The four rabble rousers who founded Mondragon were influenced by Michael Albert and Robin Hahnel’s parecon manifesto Looking Forward. The book provides a model for a non-hierarchical workplace where all work is shared fairly and evenly. Albert and Hahnel call the structure a “balanced job complex,” the principles of which the Mondragon collective used to devise its own workplace framework.
Mondragon opened its doors six years ago with a collective of 10 members, most of them young and university-educated and acquaintances of the founding four. Although Albert and Hahnel provided many of the ideas, the original Mondragon collective had to develop the blueprints for its workplace structure largely from scratch. Together, the group created a collectively authored policy handbook (the current incarnation totals more than 30 pages), equally dividing the cooking, cleaning, table-waiting, bookkeeping, book-selling and decision-making duties required to operate a bookstore and café.
Much of the menu was based on members’ own recipes, and books were ordered based on what individual members thought Mondragon should carry. The café, originally conceived as a coffee house that would sell a limited selection of sandwiches and snacks, began to expand its menu to include a rotating selection of full meals. The bookstore, which the original collective anticipated having to subsidize with proceeds from the café, turned out to be self-sustaining. Today, the Mondragon collective has 13 members. Co-founder Paul Burrows estimates that it is the largest parecon workplace in the world.
Mondragon’s application of the principles of parecon to the service industry is actually a bit remarkable. During its conception, there were no more than a handful of functioning parecon workplaces, and none of those were retail businesses. Other parecon workplaces, notably Z Magazine and radical publishers South End Press, as well as two other workplaces housed in the Mondragon building (publishers Arbeiter Ring and record label G7 Welcoming Committee) are not service-oriented, retail environments.
It’s one thing to share tasks in a cultural organization like a magazine or record company, where there’s a mix of drudgery and creative work to be done.
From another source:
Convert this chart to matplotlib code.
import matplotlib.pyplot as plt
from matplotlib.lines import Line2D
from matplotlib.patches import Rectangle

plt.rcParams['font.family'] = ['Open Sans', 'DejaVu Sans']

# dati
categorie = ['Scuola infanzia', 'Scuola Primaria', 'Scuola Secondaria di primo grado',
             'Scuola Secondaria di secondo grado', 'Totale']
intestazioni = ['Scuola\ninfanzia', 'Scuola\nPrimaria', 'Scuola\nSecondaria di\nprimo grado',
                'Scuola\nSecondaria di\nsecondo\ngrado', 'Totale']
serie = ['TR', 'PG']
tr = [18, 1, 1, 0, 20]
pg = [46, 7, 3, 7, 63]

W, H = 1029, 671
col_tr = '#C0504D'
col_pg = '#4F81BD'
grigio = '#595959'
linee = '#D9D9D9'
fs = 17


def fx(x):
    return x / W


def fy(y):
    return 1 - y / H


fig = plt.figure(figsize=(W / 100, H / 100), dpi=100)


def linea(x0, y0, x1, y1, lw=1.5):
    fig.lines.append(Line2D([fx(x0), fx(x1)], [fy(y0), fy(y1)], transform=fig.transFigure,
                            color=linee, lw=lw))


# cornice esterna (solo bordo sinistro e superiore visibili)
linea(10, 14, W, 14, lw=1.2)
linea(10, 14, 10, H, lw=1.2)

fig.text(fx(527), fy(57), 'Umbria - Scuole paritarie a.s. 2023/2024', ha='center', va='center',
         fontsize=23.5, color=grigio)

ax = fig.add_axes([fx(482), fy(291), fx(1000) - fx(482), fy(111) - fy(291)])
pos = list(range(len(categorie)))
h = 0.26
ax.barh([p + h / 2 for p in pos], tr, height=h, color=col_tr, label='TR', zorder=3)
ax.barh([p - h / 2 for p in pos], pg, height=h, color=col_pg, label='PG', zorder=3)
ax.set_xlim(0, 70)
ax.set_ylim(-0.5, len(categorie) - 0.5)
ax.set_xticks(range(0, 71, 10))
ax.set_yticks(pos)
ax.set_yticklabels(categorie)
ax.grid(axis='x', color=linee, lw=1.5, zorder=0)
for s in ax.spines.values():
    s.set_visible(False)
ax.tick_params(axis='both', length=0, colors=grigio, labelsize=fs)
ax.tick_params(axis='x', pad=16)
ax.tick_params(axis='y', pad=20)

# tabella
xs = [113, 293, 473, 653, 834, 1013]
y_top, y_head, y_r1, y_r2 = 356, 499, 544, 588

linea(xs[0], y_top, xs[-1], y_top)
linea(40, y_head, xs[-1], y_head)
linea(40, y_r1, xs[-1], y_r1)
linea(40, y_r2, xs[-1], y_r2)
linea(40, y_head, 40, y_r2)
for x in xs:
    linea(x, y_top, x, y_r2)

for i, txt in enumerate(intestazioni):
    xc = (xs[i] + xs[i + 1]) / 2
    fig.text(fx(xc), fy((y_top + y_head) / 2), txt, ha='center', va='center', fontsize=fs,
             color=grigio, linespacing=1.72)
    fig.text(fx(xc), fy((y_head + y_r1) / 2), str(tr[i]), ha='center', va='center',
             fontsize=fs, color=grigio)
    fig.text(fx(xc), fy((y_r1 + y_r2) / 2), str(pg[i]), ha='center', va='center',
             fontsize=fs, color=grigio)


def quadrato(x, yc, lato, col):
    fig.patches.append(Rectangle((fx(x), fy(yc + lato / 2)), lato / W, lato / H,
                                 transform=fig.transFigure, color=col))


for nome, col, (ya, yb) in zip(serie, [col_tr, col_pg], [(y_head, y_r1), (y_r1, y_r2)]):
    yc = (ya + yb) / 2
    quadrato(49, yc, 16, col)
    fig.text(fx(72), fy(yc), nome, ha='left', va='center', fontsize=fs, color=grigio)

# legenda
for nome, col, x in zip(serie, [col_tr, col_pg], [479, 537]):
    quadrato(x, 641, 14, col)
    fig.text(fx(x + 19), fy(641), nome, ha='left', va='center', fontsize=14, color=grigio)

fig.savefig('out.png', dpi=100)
But the Mondragon collective quickly discovered that creating a balanced job complex in a café meant sharing a fair deal of often-menial tasks. The realities of operating a restaurant mean the majority of any worker’s shifts are spent cooking and cleaning.
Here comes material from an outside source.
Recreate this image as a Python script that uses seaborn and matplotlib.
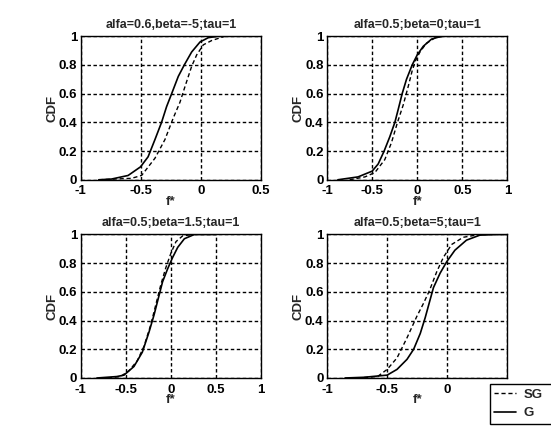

But in one way, it’s the menial work that makes Mondragon’s no-bosses, work-sharing structure all the more important. The cheesy uniforms, deference to management and obligation to smile, smile, smile normally associated with food-service jobs are absent at Mondragon. And the worst of the shitwork—often relegated to lower-ranking workers in traditionally structured restaurants—is split among everyone at Mondragon, so no one ever has a full day of washing dishes or mopping floors. There’s also an assumption at Mondragon that rank-and-file workers are capable of making decisions and should be trusted. After only six months on the job, member
s of the collective are given keys to the building, codes to the alarm and signing authority at the bank.
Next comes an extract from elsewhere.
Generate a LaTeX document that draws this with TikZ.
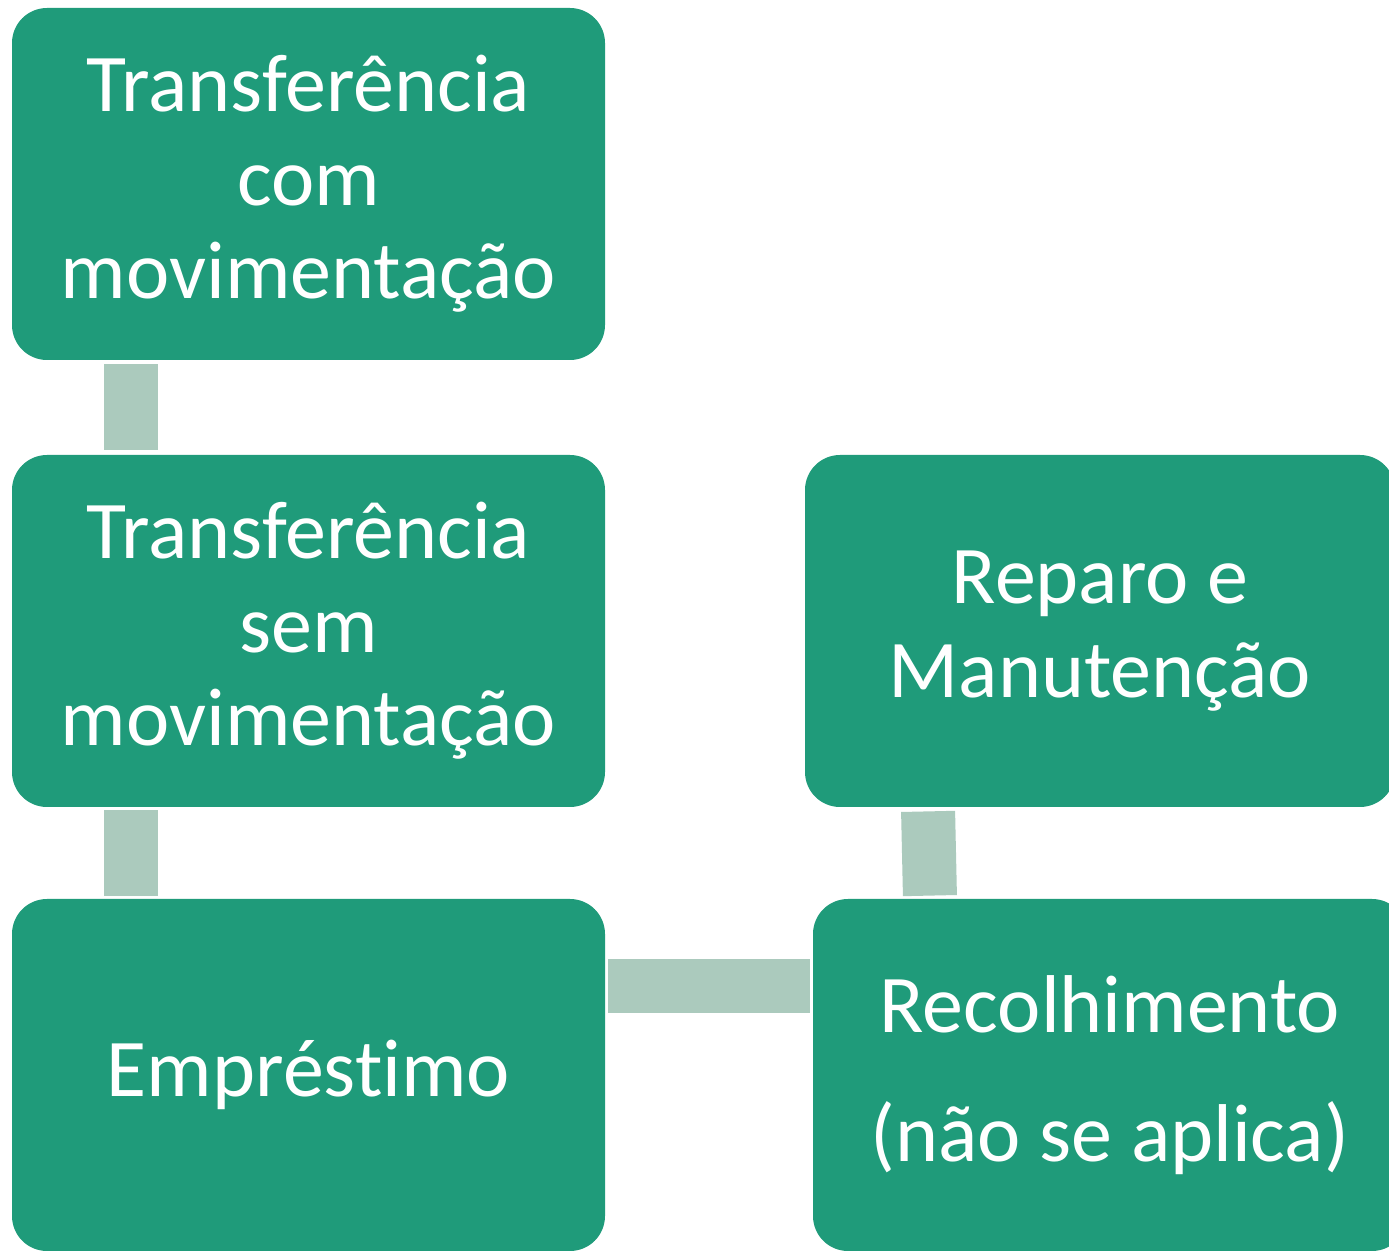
\documentclass[tikz,border=0pt]{standalone}
\usepackage{fontspec}
\setmainfont[Ligatures={NoCommon}]{Carlito}
\usetikzlibrary{positioning}
\definecolor{boxgreen}{HTML}{1F9B7A}
\definecolor{linkgreen}{HTML}{ABCABD}

\begin{document}
\begin{tikzpicture}[x=0.5pt, y=-0.5pt,
    box/.style={rectangle, rounded corners=17.5pt, fill=boxgreen, text=white, minimum width=296.5pt, minimum height=176pt, inner sep=0pt, align=center, font=\fontsize{41}{46.75}\selectfont},
    link/.style={draw=linkgreen, line width=27pt}
]
\useasboundingbox (0,0) rectangle (1389,1251);
\clip (0,0) rectangle (1389,1251);

% Left column
\node[box] (tcom) at (308.5,184) {Transferência\\com\\movimentação};
\node[box] (tsem) at (308.5,631) {Transferência\\sem\\movimentação};
\node[box] (emprestimo) at (308.5,1075) {Empréstimo};

% Right column
\node[box, minimum width=295pt] (reparo) at (1100,631) {Reparo e\\Manutenção};
\node[box, minimum width=297pt] (recolhimento) at (1110,1075) {Recolhimento\\[18pt](não se aplica)};

% Links
\draw[link, shorten <=2pt, shorten >=2.5pt] ([xshift=-88.75pt]tcom.south) -- ([xshift=-88.75pt]tsem.north);
\draw[link, shorten <=1.5pt, shorten >=1.5pt] ([xshift=-88.75pt]tsem.south) -- ([xshift=-88.75pt]emprestimo.north);
\draw[link, shorten <=1.5pt, shorten >=1.5pt] ([yshift=44.5pt]emprestimo.east) -- ([yshift=44.5pt]recolhimento.west);
\draw[link, shorten <=2pt, shorten >=1.5pt] ([xshift=-86pt]reparo.south) -- ([xshift=-90pt]recolhimento.north);

\end{tikzpicture}
\end{document}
Although Mondragon collective members enjoy a level of self-determination and agency that other restaurant employees only dream of, they still have to do shiftwork, and the pay is no better than what one would earn selling coffee and books at Chapters. Current members seem generally pleased with what they do, but few stay for more than a few years. All but a handful of the original 10 have moved on. Two of the remaining founders, Paul Burrows and Lorna Vetters, may soon be gone as well. Burrows worked his last shift at Mondragon this spring and is planning a move to Montreal in the fall, while Vetters says she’s considered relocating to New York to pursue training as a chef.
After nearly six years of operation, running Mondragon remains a perpetual challenge. Collective members, even those who have been part of the project since day one, still make only minimum wage—perhaps part of the reason some members have left so quickly. Nonetheless, Burrows says the very fact Mondragon can pay them at all is a testament to its success.
“It’s hard to run a business that actually pays people a living wage and not go under. Every paycheque the Mondragon pays out every two weeks is a small victory,” he says.
Vetters says much of the idealism that made the project exciting in the early days has given way to the day-to-day task of simply keeping the business afloat. “I think in the first years we were more pumped about being this kind of pioneering place; the first place of its kind,” she says. “We spent more time discussing how we should operate and what our goals for the structure were.” Regular meetings about issues related to workplace structure and participatory economics still take place, Vetters says, although “they’ve taken a back burner to running the place.”
“Someone told us once that we spend too much time working in the place and not enough time working on the place. Maybe that’s true—not ‘cause we want it to be, though.” And that raises a larger issue. For all of Mondragon’s tinkering with job complexes, workers ultimately have to deal with the often unpleasant realities of food service. Is it possible to attain real liberation in an industry where the customer is always right? Even progressives have been prone to grumpiness when they’ve received less than “total customer satisfaction” at Mondragon.
“We don’t require people to be all smiles at all times,” Burrows says, “and even leftists who pay lip service to workers’ self-control have complained that someone is too grouchy or too cold.” Burrows says dealing with indignant customers can be a delicate challenge. Liberated workers shouldn’t have to take shit, but the business can’t succeed without customers’ financial patronage.
Vetters says realizing that Mondragon’s success rested on the whims of its customers was somewhat jarring. “We rely on people constantly coming in and being entirely pleased with the experience they have in the café. It’s more customer service than I imagined it would be.”
And that’s perhaps the inescapable dilemma for any organization trying to sell something in a market economy. Mondragon may be a worker-friendly oasis on the inside, but even within the largest restaurant empires, the real double-S.O.B. isn’t the manager or the owner. It’s the customer with a wallet out, ordering lunch and expecting a free smile.